Restrictive privacy laws could cost Californians an average of $1,760 more in interest for a new home, the study said. Overall, consumers with credit cards would pay $927 million more yearly in interest.


The study, "The Hidden Cost of Privacy: The Potential Impact of 'Opt-in' Data Privacy Laws in California," examined the effect on costs to financial services institutions, direct marketers and e-commerce sites. The study was authored by two independent researchers from Columbia University.


The restrictions in the study are based on bills under discussion in Congress and state legislatures.


"The data ... shows the significant but often hidden costs of a data restriction policy that uses opt in," said Peter Johnson, primary author of the study and an adjunct professor of The School of International and Public Affairs at Columbia University. "When we looked at a diverse but economically significant range of economic activities -- financial services, charitable giving and direct marketing -- we found that the aggregate costs of this severe data restriction regime could run, by our conservative estimates, into the billions of dollars for Californians."


The researchers said they limited the survey to a small part of California's economy because of the lack of previously published national studies on individual economic sectors in the state.

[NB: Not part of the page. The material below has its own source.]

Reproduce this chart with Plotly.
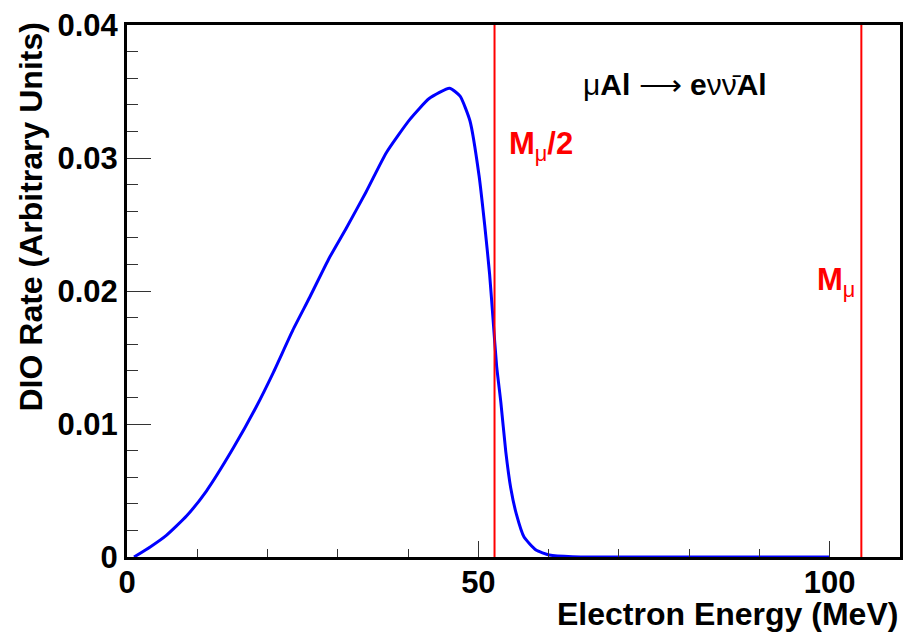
import plotly.graph_objects as go

# Data
energy = [1.0, 3.3, 5.6, 8.5, 11.3, 15.1, 18.4, 20.8, 23.6, 26.0, 28.8, 31.2, 34.0,
          36.9, 40.2, 43.0, 45.9, 47.4, 48.8, 50.1, 50.9, 51.6, 52.1, 52.6, 53.2,
          53.9, 54.6, 55.4, 56.5, 58.2, 60.1, 63.4, 70.0, 80.0, 90.0, 100.0]
rate = [0.0, 0.00076, 0.00163, 0.0031, 0.00496, 0.00817, 0.0113, 0.01385, 0.01706,
        0.01953, 0.0225, 0.02472, 0.02743, 0.0304, 0.03287, 0.03447, 0.03525,
        0.03465, 0.0328, 0.02867, 0.02496, 0.02126, 0.01780, 0.01435, 0.01163,
        0.00793, 0.00521, 0.00324, 0.0015, 0.00052, 0.00015, 0.00002, 0.0, 0.0, 0.0, 0.0]

half_mass = 52.3
full_mass = 104.5
x_range = [0, 110]
y_range = [0, 0.04]

FONT = "Liberation Sans, Arial, Helvetica, sans-serif"
FS = 31

fig = go.Figure()
fig.add_trace(go.Scatter(x=energy, y=rate, mode="lines",
                         line=dict(color="#0000ff", width=3, shape="spline", smoothing=0.5),
                         showlegend=False, hoverinfo="skip"))
for xv in (half_mass, full_mass):
    fig.add_trace(go.Scatter(x=[xv, xv], y=y_range, mode="lines",
                             line=dict(color="#ff0000", width=2),
                             showlegend=False, hoverinfo="skip"))

fig.update_layout(
    width=911, height=632,
    margin=dict(l=127, r=8, t=18, b=75),
    paper_bgcolor="white", plot_bgcolor="white",
    font=dict(family=FONT, size=FS, color="black", weight="bold"),
    xaxis=dict(range=x_range, dtick=50, tick0=0, ticks="inside", ticklen=16,
               tickwidth=1, tickcolor="#333", showgrid=False, zeroline=False,
               showline=True, linecolor="black", linewidth=3, mirror=True,
               ticklabelstandoff=-4,
               tickfont=dict(family=FONT, size=FS, color="black", weight="bold"),
               minor=dict(dtick=10, tick0=0, ticks="inside", ticklen=8,
                          tickwidth=1, tickcolor="#333", showgrid=False)),
    yaxis=dict(range=y_range, dtick=0.01, tick0=0, ticks="inside", ticklen=24,
               tickwidth=1, tickcolor="#333", showgrid=False, zeroline=False,
               showline=True, linecolor="black", linewidth=3, mirror=True,
               tickfont=dict(family=FONT, size=FS, color="black", weight="bold"),
               minor=dict(dtick=0.002, tick0=0, ticks="inside", ticklen=11,
                          tickwidth=1, tickcolor="#333", showgrid=False)),
    annotations=[
        dict(text="Electron Energy (MeV)", xref="paper", yref="paper", x=1, y=0,
             xanchor="right", yanchor="top", yshift=-37, showarrow=False,
             font=dict(family=FONT, size=32, color="black", weight="bold")),
        dict(text="DIO Rate (Arbitrary Units)", xref="paper", yref="paper",
             x=0, y=1, xanchor="center", yanchor="top", xshift=-97, yshift=4,
             textangle=-90, showarrow=False,
             font=dict(family=FONT, size=32, color="black", weight="bold")),
        dict(text="μ<b>Al</b> \u27f6 <b>e</b>νν\u0304<b>Al</b>", x=78.0, y=0.03556,
             xanchor="center", yanchor="middle", showarrow=False,
             font=dict(family=FONT, size=30, color="black", weight="normal")),
        dict(text="<b>M</b><sub>μ</sub><b>/2</b>", x=54.1, y=0.0309,
             xanchor="left", yanchor="middle", showarrow=False,
             font=dict(family=FONT, size=31, color="#ff0000", weight="normal")),
        dict(text="<b>M</b><sub>μ</sub>", x=97.9, y=0.0207,
             xanchor="left", yanchor="middle", showarrow=False,
             font=dict(family=FONT, size=31, color="#ff0000", weight="normal")),
    ],
)

fig.write_html("out.html", config={"displayModeBar": False},
               post_script="document.body.style.margin='0';")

Customer acquisition costs for the state's 90 largest financial services firms would rise about $1.02 billion annually if such restrictive third-party data privacy laws were enacted, the study said.


Charitable organizations would have to spend $933 million more for fundraising, according to the study, while losing more than $638 million in donations. The lack of access to third-party data from financial services firms would worsen the situation for charities.


"In so far as the pool of information 'dries up,' the direct marketing sector can be expected to spend more on advertising," the study said. "It is estimated direct marketers will have to spend, depending on size and segment, $189 million to $594 million in the aggregate in additional advertising to reach the same customers."


Online retailers would spend $103 million more to comply with restrictions on third-party data, the researchers said.